## Task requirements
Whenever a line contains the string "this", copy it out of the entries.

## Raw records
........

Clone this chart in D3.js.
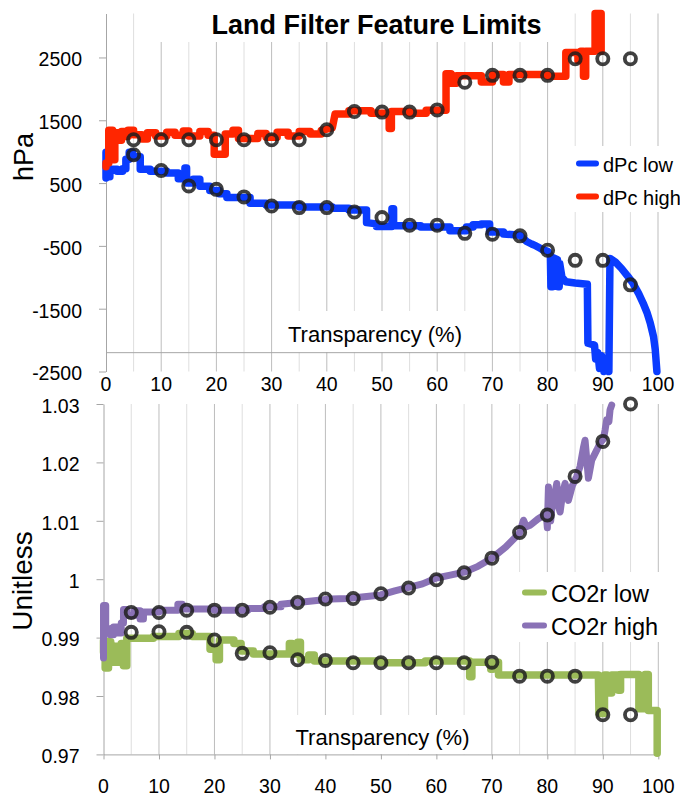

........

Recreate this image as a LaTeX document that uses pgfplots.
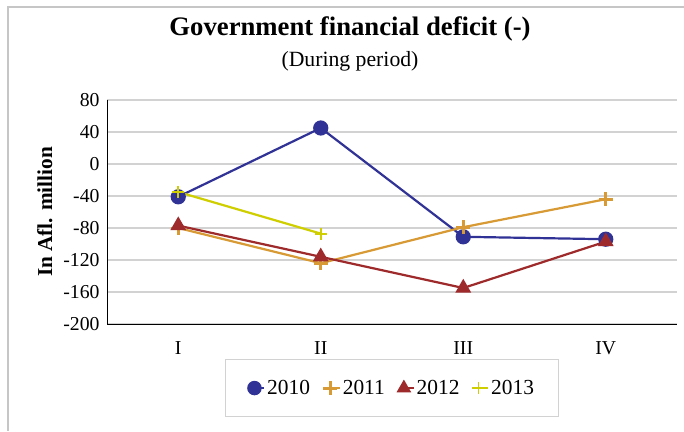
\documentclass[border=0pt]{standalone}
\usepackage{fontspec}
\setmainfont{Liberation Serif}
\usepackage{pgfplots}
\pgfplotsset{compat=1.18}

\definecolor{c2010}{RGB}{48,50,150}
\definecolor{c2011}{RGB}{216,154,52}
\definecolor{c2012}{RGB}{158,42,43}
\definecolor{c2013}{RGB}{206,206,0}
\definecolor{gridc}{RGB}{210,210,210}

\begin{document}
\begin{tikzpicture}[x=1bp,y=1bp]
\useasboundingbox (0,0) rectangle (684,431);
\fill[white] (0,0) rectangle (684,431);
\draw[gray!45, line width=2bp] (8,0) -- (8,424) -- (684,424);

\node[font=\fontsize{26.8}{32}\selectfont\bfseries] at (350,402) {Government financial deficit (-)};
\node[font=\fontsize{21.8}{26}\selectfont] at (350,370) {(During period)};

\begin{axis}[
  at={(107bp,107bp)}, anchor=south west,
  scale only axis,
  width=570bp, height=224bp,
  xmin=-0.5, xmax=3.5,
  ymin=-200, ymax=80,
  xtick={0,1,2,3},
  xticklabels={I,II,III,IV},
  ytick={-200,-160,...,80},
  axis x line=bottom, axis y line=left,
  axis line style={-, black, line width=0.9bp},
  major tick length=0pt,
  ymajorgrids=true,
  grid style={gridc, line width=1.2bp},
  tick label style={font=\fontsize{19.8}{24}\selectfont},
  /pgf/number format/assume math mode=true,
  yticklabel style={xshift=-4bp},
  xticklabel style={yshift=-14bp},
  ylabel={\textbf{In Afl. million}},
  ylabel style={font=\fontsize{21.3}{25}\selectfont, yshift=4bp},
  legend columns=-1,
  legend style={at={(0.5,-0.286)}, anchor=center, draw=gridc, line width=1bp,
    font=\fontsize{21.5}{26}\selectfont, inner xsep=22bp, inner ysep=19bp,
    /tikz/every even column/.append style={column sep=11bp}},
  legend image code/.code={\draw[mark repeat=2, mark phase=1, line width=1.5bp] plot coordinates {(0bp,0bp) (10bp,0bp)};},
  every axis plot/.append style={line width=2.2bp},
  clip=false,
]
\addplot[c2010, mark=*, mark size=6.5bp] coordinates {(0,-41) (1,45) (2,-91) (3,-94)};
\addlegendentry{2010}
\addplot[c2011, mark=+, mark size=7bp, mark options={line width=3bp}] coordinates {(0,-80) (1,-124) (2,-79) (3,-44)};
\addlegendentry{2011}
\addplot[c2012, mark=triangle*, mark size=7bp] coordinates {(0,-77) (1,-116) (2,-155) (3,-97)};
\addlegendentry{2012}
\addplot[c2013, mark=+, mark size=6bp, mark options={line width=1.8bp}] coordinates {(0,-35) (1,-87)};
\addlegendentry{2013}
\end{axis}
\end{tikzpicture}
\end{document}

........

## Task response
Clone this chart in D3.js.
Recreate this image as a LaTeX document that uses pgfplots.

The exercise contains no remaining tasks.